BROOKFIELD, N.S. — Nature photographers are gathering in a central Nova Scotia marsh this weekend capturing images of the latest bird species to fly off course and find itself in a foreign — but nourishing — location.
The glossy ibis is a wading bird that feeds on larval insects, amphibians and other creatures of the wetlands it can snag with its sickle-shaped beak.
A sole member of the species has been spotted in wetlands in Brookfield, N.S., about 80 kilometres north of Halifax.
David Currie, the president of the Nova Scotia Bird Society, said the bird is among the growing number of nomadic species being noted outside their usual range by birdwatchers, though he cautioned these are anecdotal observations.
He said the glossy ibis's northern limit is usually near Portland, Maine, but it is now being sighted and photographed in the Maritimes, usually after storms or when the bird loses its way during migration.
"It's very bittersweet. What we understand when we see these rare things is that they're here because of an accident," Currie said in an interview.
"They've been disoriented ... and the other part of this is the major storms we're having, especially in the fall, when we're finding birds are swept away out to the ocean and only a fraction of them are making it back to shore."

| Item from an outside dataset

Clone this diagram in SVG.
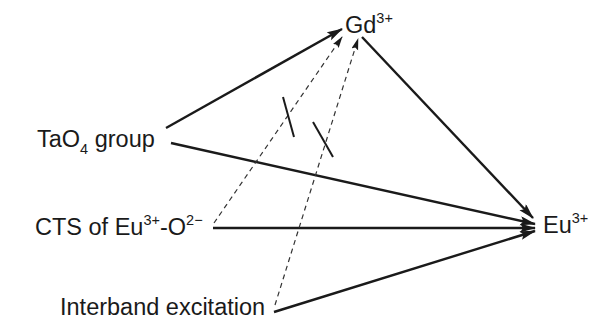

Currie, a veteran of four decades of birdwatching, said this time the latest ibis has landed in a highly accessible spot where observers can gather discreetly and follow its movements as it feasts in the marshlands.

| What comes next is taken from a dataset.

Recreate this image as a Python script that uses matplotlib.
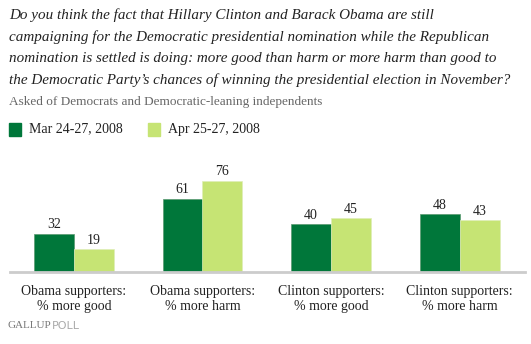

The 65-year-old birdwatcher, who first spotted an ibis in the province about two decades ago, said when the bird lands in Nova Scotia it is referred to as a "vagrant," as it's far from the group it usually roosts and associates with.
Currie said gull-billed terns and black skimmers, also a kind of tern, are two other species normally not seen in the Maritimes that are being spotted in the region.
When strong storms hit the northeast of Canada and the United States, Nova Scotia becomes a final refuge for some species, he said.
"Anecdotally we're looking a far greater number of vagrant birds hitting the province in spring and the fall."
Blair Greenan, a federal oceanographer who oversaw portions of a recent national report on climate change, said there is a slight northward shift in storm tracks being observed.
However, he said, "it is doubtful that this is sufficient to explain the increase in these bird species that normally don't migrate to our region."
"There is some evidence of an increase in the frequency of extreme storms in the fall for Atlantic Canada, but not for other seasons. This is consistent with observations of an increasing trend since the 1970s in North Atlantic hurricane activity. This could explain some of the fall birder observations," Greenan added in an email sent Saturday.
Currie said he hopes that after feeding for a few more days the ibis will re-orient itself and find its way back across the Bay of Fundy to be with others of its species and find a mate.
Photographers have been posting images of the bird flying and feeding, seemingly unconcerned by the cameras observing its every movement.
Some of the more striking images show in detail the reddish-brown colours on the bird's outstretched neck as it glides in graceful flight.